You may think you did not receive* your regular dose of INTN last week because we had our third knee surgery in three months. But surely you know we are made of sterner stuff than that. No, what prevented delivery of edifying, informative and important international news and data was the continuing technical problems we were having with our previous email delivery service. Yes, this week we have dipped our toes into the clean waters of a new company, Mailchimp, which you have probably heard advertise on what seems like every podcast ever. So far so good. We have taken the opportunity of this change to institute the slightest of redesigns. More changes may be coming. If you have any suggestions for additional redesign, or for that matter, content, or anything else, feel free to let us know. So, even as we eye fonts, colors and backgrounds, we chart the HALs of China, proclaim “let the women work” and revisit authoritarian views of democracy. It’s this week’s International Need to Know, the Southern District of New York of international information, raiding wherever and whomever we must to bring you our strange, fun and ever changing world.

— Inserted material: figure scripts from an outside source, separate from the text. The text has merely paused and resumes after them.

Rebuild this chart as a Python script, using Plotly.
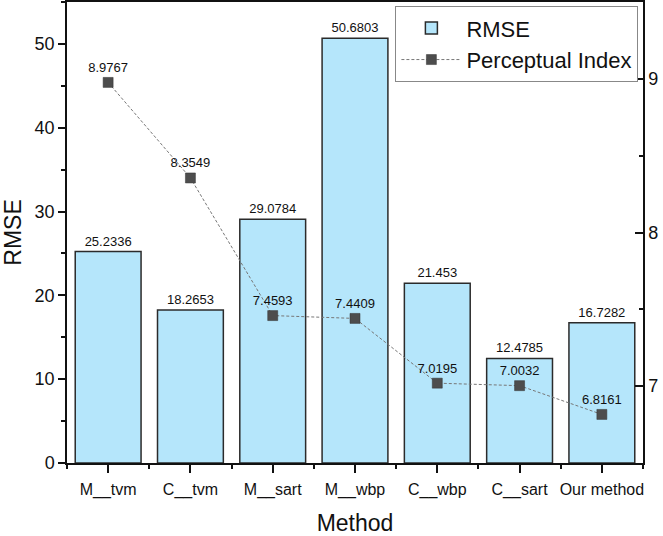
import plotly.graph_objects as go

methods = ["M__tvm", "C__tvm", "M__sart", "M__wbp", "C__wbp", "C__sart", "Our method"]
rmse = [25.2336, 18.2653, 29.0784, 50.6803, 21.453, 12.4785, 16.7282]
perceptual = [8.9767, 8.3549, 7.4593, 7.4409, 7.0195, 7.0032, 6.8161]
rmse_text = ["25.2336", "18.2653", "29.0784", "50.6803", "21.453", "12.4785", "16.7282"]
perc_text = ["8.9767", "8.3549", "7.4593", "7.4409", "7.0195", "7.0032", "6.8161"]

xpos = list(range(len(methods)))
FONT = "Liberation Sans, Arial, sans-serif"

fig = go.Figure()
fig.add_trace(go.Bar(
    x=xpos, y=rmse, name="RMSE", width=0.8,
    marker=dict(color="#b5e6fb", line=dict(color="#2b2b2b", width=1.5)),
    text=rmse_text, textposition="outside", cliponaxis=False,
    textfont=dict(size=13, color="#111", family=FONT),
))
fig.add_trace(go.Scatter(
    x=xpos, y=perceptual, name="Perceptual Index", yaxis="y2",
    mode="lines+markers+text",
    line=dict(color="#777777", width=1, dash="3px,2px"),
    marker=dict(symbol="square", size=10, color="#4d4d4d", line=dict(color="#333", width=0.5)),
    text=perc_text, textposition="top center", cliponaxis=False,
    textfont=dict(size=13, color="#111", family=FONT),
))

fig.update_layout(
    width=663, height=536,
    margin=dict(l=67, r=20, t=2, b=73, autoexpand=False),
    plot_bgcolor="white", paper_bgcolor="white",
    font=dict(family=FONT, color="#111"),
    showlegend=True,
    legend=dict(x=0.992, y=0.991, xanchor="right", yanchor="top",
                bordercolor="#888", borderwidth=1, bgcolor="white",
                itemwidth=60,
                font=dict(size=22, family=FONT), tracegroupgap=0),
    xaxis=dict(
        range=[-0.5, 6.5], tickmode="array", tickvals=xpos, ticktext=methods,
        ticks="outside", ticklen=8, tickwidth=1.5, tickcolor="#111",
        showline=True, linecolor="#111", linewidth=1.5, mirror=True,
        showgrid=False, zeroline=False, automargin=False,
        tickfont=dict(size=16, family=FONT), ticklabelstandoff=3,
        title=dict(text="Method", font=dict(size=23, family=FONT), standoff=20),
        minor=dict(tickmode="array", tickvals=[i - 0.5 for i in range(len(methods) + 1)],
                   ticks="outside", ticklen=4, tickwidth=1.5, tickcolor="#111"),
    ),
    yaxis=dict(
        range=[0, 55], dtick=10, ticks="outside", ticklen=7, tickwidth=1.5, tickcolor="#111",
        showline=True, linecolor="#111", linewidth=1.5,
        showgrid=False, zeroline=False, automargin=False,
        tickfont=dict(size=18, family=FONT),
        title=dict(text="RMSE", font=dict(size=23, family=FONT), standoff=8),
        minor=dict(dtick=5, ticks="outside", ticklen=4, tickwidth=1.5, tickcolor="#111"),
    ),
    yaxis2=dict(
        range=[6.5, 9.5], dtick=1, overlaying="y", side="right",
        ticks="inside", ticklen=8, tickwidth=1.5, tickcolor="#111",
        showline=True, linecolor="#111", linewidth=1.5,
        showgrid=False, zeroline=False, automargin=False,
        tickfont=dict(size=18, family=FONT),
        minor=dict(dtick=0.5, ticks="inside", ticklen=4, tickwidth=1.5, tickcolor="#111"),
    ),
)

fig.write_html("out.html", config={"displayModeBar": False},
               post_script="document.body.style.margin='0px';")
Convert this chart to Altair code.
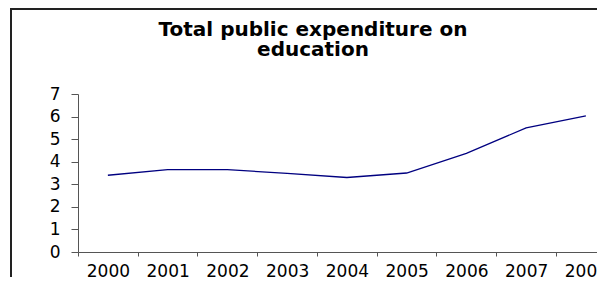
import altair as alt
import pandas as pd

years = [2000, 2001, 2002, 2003, 2004, 2005, 2006, 2007, 2008]
values = [3.4, 3.65, 3.65, 3.48, 3.3, 3.5, 4.37, 5.5, 6.03]
title_lines = ["Total public expenditure on", "education"]
y_ticks = [0, 1, 2, 3, 4, 5, 6, 7]
x_tick_bounds = [1999.5, 2000.5, 2001.5, 2002.5, 2003.5, 2004.5, 2005.5, 2006.5, 2007.5]

df = pd.DataFrame({"year": years, "value": values})

W, H = 519, 158
STEP = 59.75
FONT = "DejaVu Sans"

x_scale = alt.Scale(domain=[1999.5, 1999.5 + W / STEP], nice=False, zero=False)
y_scale = alt.Scale(domain=[0, 7], nice=False)

line = alt.Chart(df).mark_line(color="#000080", strokeWidth=1.3, clip=False).encode(
    x=alt.X("year:Q", scale=x_scale,
            axis=alt.Axis(values=x_tick_bounds, title=None, grid=False,
                          labelExpr="toString(datum.value + 0.5)",
                          labelOffset=STEP / 2, labelOverlap=False, labelFlush=False,
                          labelBound=False, tickSize=4, labelPadding=7,
                          labelFont=FONT, labelFontSize=17, labelColor="#000",
                          domainColor="#555", tickColor="#555", labelBaseline="top")),
    y=alt.Y("value:Q", scale=y_scale,
            axis=alt.Axis(values=y_ticks, title=None, grid=False, tickSize=7,
                          labelPadding=11, labelFont=FONT, labelFontSize=17,
                          labelColor="#000", domainColor="#555", tickColor="#555",
                          format="d")),
)

one = pd.DataFrame({"t": [0]})
title1 = alt.Chart(one).mark_text(
    text=title_lines[0], font=FONT, fontSize=20, fontWeight="bold", align="center",
    baseline="alphabetic", color="#000"
).encode(x=alt.value(235), y=alt.value(-58))
title2 = alt.Chart(one).mark_text(
    text=title_lines[1], font=FONT, fontSize=20, fontWeight="bold", align="center",
    baseline="alphabetic", color="#000"
).encode(x=alt.value(235), y=alt.value(-38))

frame_left = alt.Chart(one).mark_rule(color="#222", strokeWidth=2, clip=False).encode(
    x=alt.value(-67), y=alt.value(-85), y2=alt.value(H + 30))
frame_top = alt.Chart(one).mark_rule(color="#222", strokeWidth=2, clip=False).encode(
    x=alt.value(-68), x2=alt.value(W + 20), y=alt.value(-85))

chart = alt.layer(frame_left, frame_top, title1, title2, line).properties(
    width=W, height=H,
    autosize=alt.AutoSizeParams(type="none"),
    padding={"left": 70, "top": 86, "right": 0, "bottom": 25},
).configure(background="white").configure_view(stroke=None)

chart.save("out.html", embed_options={"renderer": "svg", "actions": False})
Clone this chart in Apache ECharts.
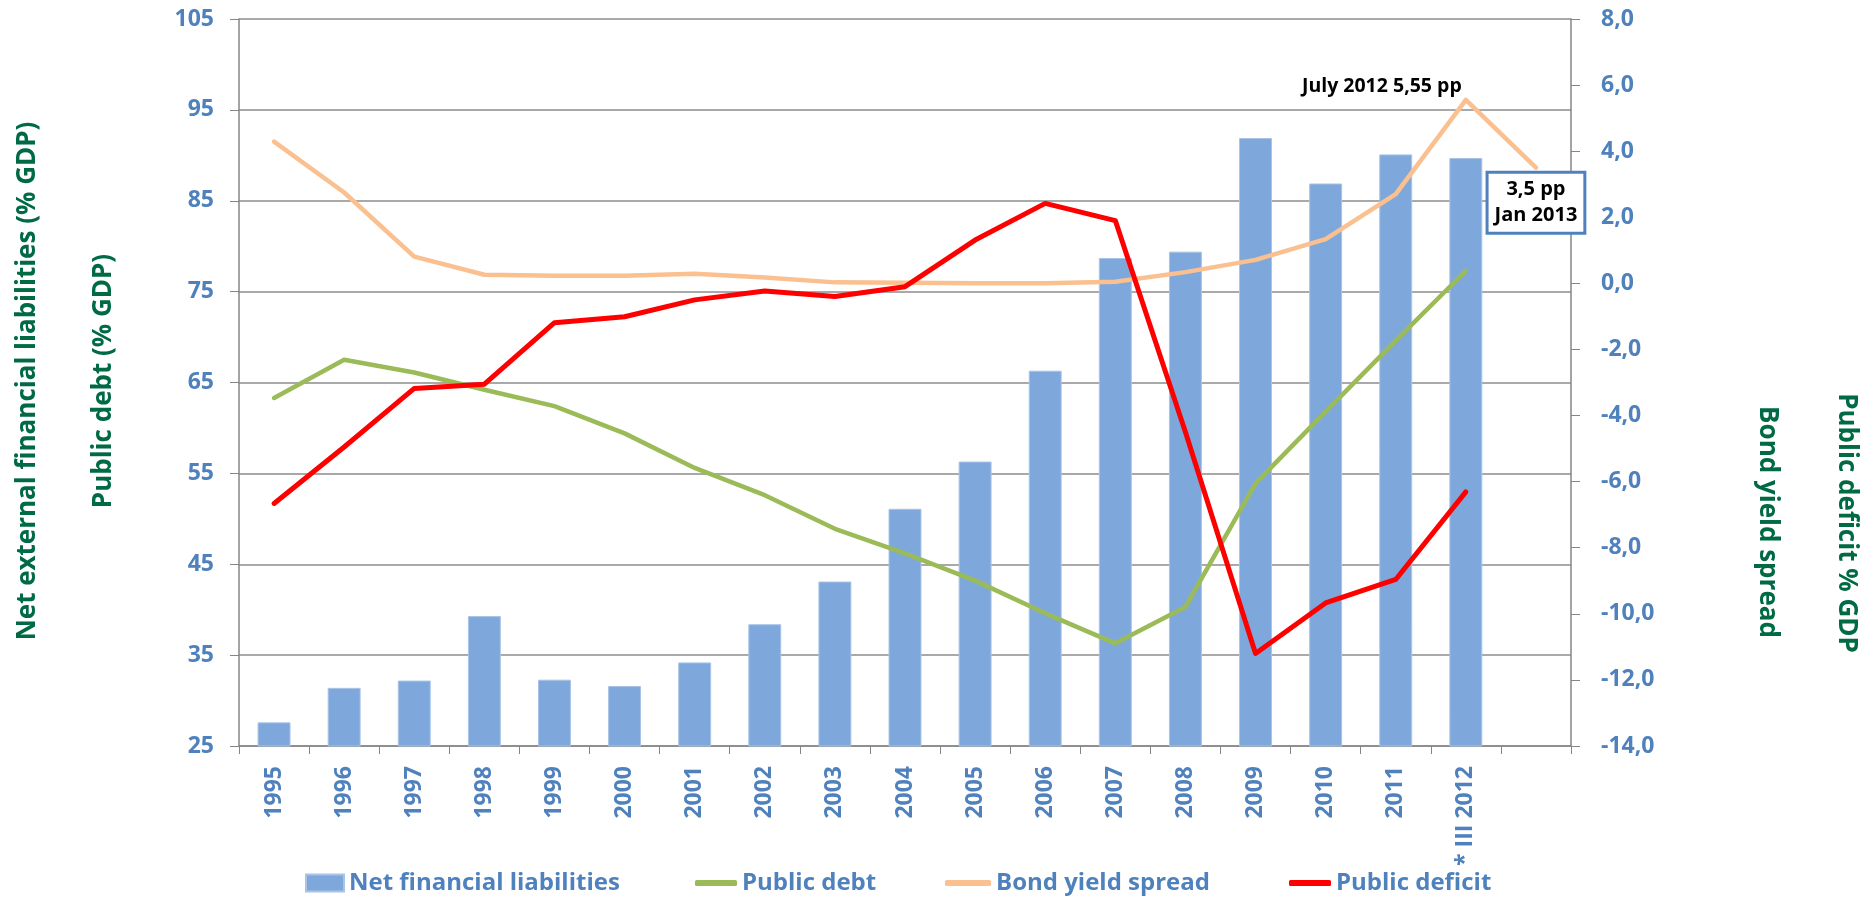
<!DOCTYPE html>
<html lang="en">
<head>
    <meta charset="UTF-8">
    <title>Net liabilities, debt, deficit and bond spread</title>
    <script type="text/javascript" src="https://cdn.jsdelivr.net/npm/echarts@6/dist/echarts.min.js"></script>
    <style>
        body { margin: 0; background: #fff; }
        #main { width: 1866px; height: 898px; }
    </style>
</head>
<body>
<div id="main"></div>
<script type="text/javascript">
    // categories (last one is Jan 2013, only the spread has a value there)
    var years = ['1995', '1996', '1997', '1998', '1999', '2000', '2001', '2002', '2003', '2004',
        '2005', '2006', '2007', '2008', '2009', '2010', '2011', '* III 2012', ''];

    // % GDP, left axis
    var netLiabilities = [27.6, 31.4, 32.2, 39.3, 32.3, 31.6, 34.2, 38.4, 43.1, 51.1,
        56.3, 66.3, 78.7, 79.4, 91.9, 86.9, 90.1, 89.7, null];
    var publicDebt = [63.3, 67.5, 66.1, 64.2, 62.4, 59.4, 55.6, 52.6, 48.9, 46.2,
        43.2, 39.6, 36.3, 40.3, 53.9, 61.8, 69.6, 77.3, null];

    // right axis
    var bondSpread = [4.29, 2.75, 0.81, 0.26, 0.23, 0.23, 0.29, 0.18, 0.03, 0.02,
        0.0, 0.0, 0.05, 0.34, 0.71, 1.34, 2.70, 5.55, 3.5];
    var publicDeficit = [-6.66, -4.95, -3.18, -3.05, -1.19, -1.01, -0.50, -0.23, -0.40, -0.10,
        1.31, 2.42, 1.90, -4.50, -11.20, -9.67, -8.96, -6.31, null];

    var leftTicks = {min: 25, max: 105, step: 10};
    var rightTicks = {min: -14, max: 8, step: 2};

    var blue = '#4f81bd';
    var green = '#006a45';
    var txtFont = 'Open Sans';
    var tickFont = {color: blue, fontFamily: txtFont, fontWeight: 'bold', fontSize: 23};

    // spread labels on July 2012 and Jan 2013
    var spreadData = bondSpread.map(function (v, i) {
        if (i === 17) {
            return {
                value: v,
                label: {
                    show: true, position: 'top', distance: 4, offset: [-84, 0],
                    formatter: 'July 2012 5,55 pp',
                    color: '#000', fontFamily: txtFont, fontWeight: 'bold', fontSize: 19.5
                }
            };
        }
        if (i === 18) {
            return {
                value: v,
                label: {
                    show: true, position: 'bottom', distance: 6,
                    formatter: '3,5 pp\nJan 2013', align: 'center',
                    color: '#000', fontFamily: txtFont, fontWeight: 'bold', fontSize: 20,
                    lineHeight: 26, backgroundColor: '#fff',
                    borderColor: blue, borderWidth: 3, padding: [3, 6, 3, 6]
                }
            };
        }
        return v;
    });

    const myChart = echarts.init(document.getElementById('main'));

    function legendItem(name, left, icon, w, h) {
        return {
            data: [{name: name, icon: icon}],
            left: left, top: 871, padding: 0,
            itemWidth: w, itemHeight: h,
            textStyle: {color: blue, fontFamily: txtFont, fontWeight: 'bold', fontSize: 24}
        };
    }

    function titleText(text, x, y, rot) {
        return {
            type: 'text', x: x, y: y, rotation: rot,
            style: {
                text: text, fill: green, font: 'bold 26px "' + txtFont + '"',
                textAlign: 'center', textVerticalAlign: 'middle'
            }
        };
    }

    myChart.setOption({
        animation: false,
        grid: {left: 239, right: 295, top: 19, bottom: 152},
        legend: [
            legendItem('Net financial liabilities', 305, 'rect', 38, 17),
            legendItem('Public debt', 695, 'roundRect', 42, 6),
            legendItem('Bond yield spread', 945, 'roundRect', 46, 6),
            legendItem('Public deficit', 1289, 'roundRect', 42, 6)
        ],
        graphic: [
            titleText('Net external financial liabilities (% GDP)', 28, 381, Math.PI / 2),
            titleText('Public debt (% GDP)', 104, 381, Math.PI / 2),
            titleText('Bond yield spread', 1767, 522, -Math.PI / 2),
            titleText('Public deficit % GDP', 1846, 523, -Math.PI / 2)
        ],
        xAxis: {
            type: 'category',
            data: years,
            axisLine: {onZero: false, lineStyle: {color: '#868686', width: 1.5}},
            axisTick: {show: true, interval: 0, length: 8, lineStyle: {color: '#868686'}},
            axisLabel: Object.assign({interval: 0, rotate: 90, margin: 20}, tickFont),
            splitLine: {show: false}
        },
        yAxis: [{
            type: 'value',
            min: leftTicks.min, max: leftTicks.max, interval: leftTicks.step,
            axisLine: {show: true, lineStyle: {color: '#868686', width: 1.5}},
            axisTick: {show: true, length: 9, lineStyle: {color: '#868686'}},
            axisLabel: Object.assign({margin: 25}, tickFont),
            splitLine: {show: true, lineStyle: {color: '#8c8c8c', width: 1.5}}
        }, {
            type: 'value',
            min: rightTicks.min, max: rightTicks.max, interval: rightTicks.step,
            axisLine: {show: true, lineStyle: {color: '#868686', width: 1.5}},
            axisTick: {show: true, length: 9, lineStyle: {color: '#868686'}},
            axisLabel: Object.assign({
                margin: 30,
                formatter: function (v) { return v.toFixed(1).replace('.', ','); }
            }, tickFont),
            splitLine: {show: false}
        }],
        series: [{
            name: 'Net financial liabilities',
            type: 'bar',
            data: netLiabilities,
            barWidth: '47%',
            itemStyle: {color: '#7ea8db', borderColor: '#a9c4e6', borderWidth: 1}
        }, {
            name: 'Public debt',
            type: 'line',
            data: publicDebt,
            showSymbol: false,
            lineStyle: {color: '#9bbb59', width: 4.5, cap: 'round', join: 'round'},
            itemStyle: {color: '#9bbb59'}
        }, {
            name: 'Bond yield spread',
            type: 'line',
            yAxisIndex: 1,
            data: spreadData,
            symbol: 'circle',
            symbolSize: 0,
            showSymbol: true,
            showAllSymbol: true,
            lineStyle: {color: '#fac090', width: 4.5, cap: 'round', join: 'round'},
            itemStyle: {color: '#fac090'}
        }, {
            name: 'Public deficit',
            type: 'line',
            yAxisIndex: 1,
            data: publicDeficit,
            showSymbol: false,
            lineStyle: {color: '#ff0000', width: 5, cap: 'round', join: 'round'},
            itemStyle: {color: '#ff0000'}
        }]
    });
</script>
</body>
</html>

*Actually about 10 of you received last week’s newsletter–now dubbed The Lucky Ten–T-shirts and other accoutrements are in the mail (delivered by our previous email service)
Without further ado, here’s what you need to know.
Charting the HALs of China
As China continues to emerge on the world stage, and the U.S. vacillates between acting the star and stalking off stage to harangue the woman selling popcorn, there is increasingly an urge in some quarters to pit the two countries in a competition in every single sphere (we will discuss in future issues the trade and investment sphere). Perhaps no more than in progress in artificial intelligence. There is a fear among many that whoever achieves true AI first will rule the world. We expect it won’t work out that way, that science will progress differently than as depicted in a two-hour super hero movie, that multiple countries researching AI is a good thing, not a bad one. But nonetheless, we are gratified to present, via the former Mexico Ambassador to China, a comparison of the two countries AI progress in the table below. The only place China leads the U.S. currently is in collected data, which thanks to government efforts, companies such as Tencent, and a huge population, is enormous. BTW, Ambassador Guojardo’s twitter feed is full of informative and surprising information, presumably curated by the Ambassador himself and not by some AI bot. A second BTW, charting AI progress is particularly apt this week on the 50th anniversary of Stanley Kubrick’s remarkable 2001, A Space Odyssey. It is not our favorite movie of all time (though it ranks in our top twelve), but it’s probably one of the most important, prescient and impactful.